Notice we divide by `N` (the numpy default), which does not create `NaN` when `N = 1`, but is slightly biased.

#### Args:

• `x`: A numeric `Tensor` holding samples.
• `y`: Optional `Tensor` with same `dtype` and `shape` as `x`. Default value: `None` (`y` is effectively set to `x`).
• `sample_axis`: Scalar or vector `Tensor` designating axis holding samples, or `None` (meaning all axis hold samples). Default value: `0` (leftmost dimension).
• `event_axis`: Scalar or vector `Tensor`, or `None` (scalar events). Axis indexing random events, whose correlation we are interested in. If a vector, entries must form a contiguous block of dims. `sample_axis` and `event_axis` should not intersect. Default value: `-1` (rightmost axis holds events).
• `keepdims`: Boolean. Whether to keep the sample axis as singletons.
• `name`: Python `str` name prefixed to Ops created by this function.

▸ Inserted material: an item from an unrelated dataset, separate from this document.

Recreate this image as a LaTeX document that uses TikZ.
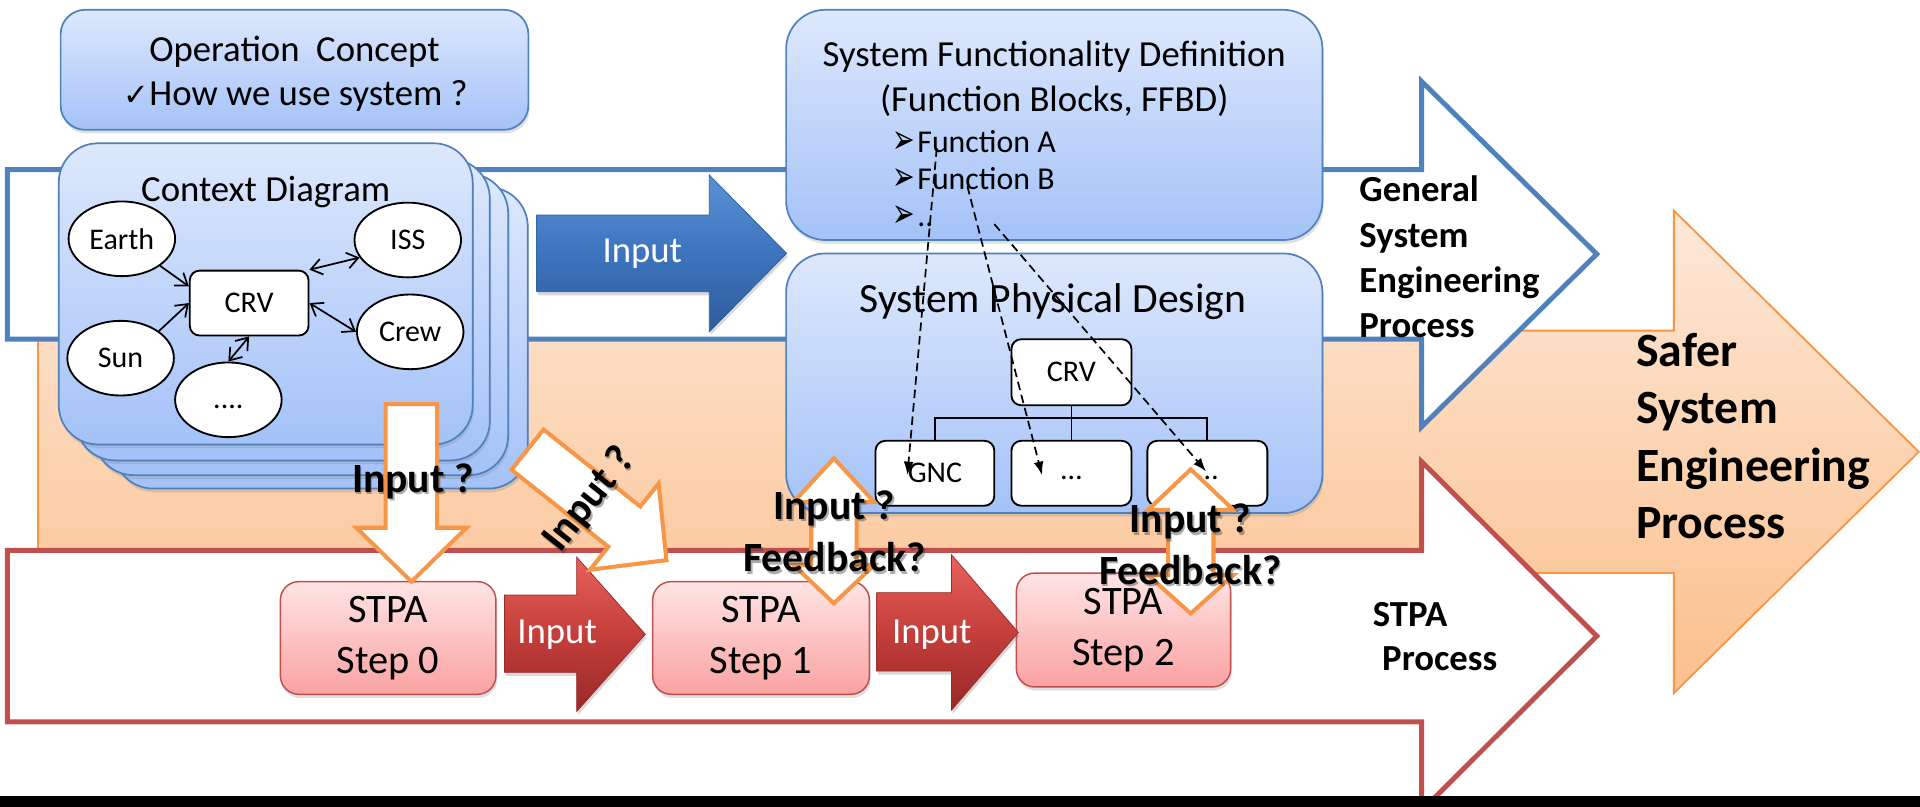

Default value: `None` (i.e., `'correlation'`).

#### Returns:

• `corr`: A `Tensor` of same `dtype` as the `x`, and rank equal to `rank(x) - len(sample_axis) + 2 * len(event_axis)`.

#### Raises:

• `AssertionError`: If `x` and `y` are found to have different shape.
• `ValueError`: If `sample_axis` and `event_axis` are found to overlap.
• `ValueError`: If `event_axis` is found to not be contiguous.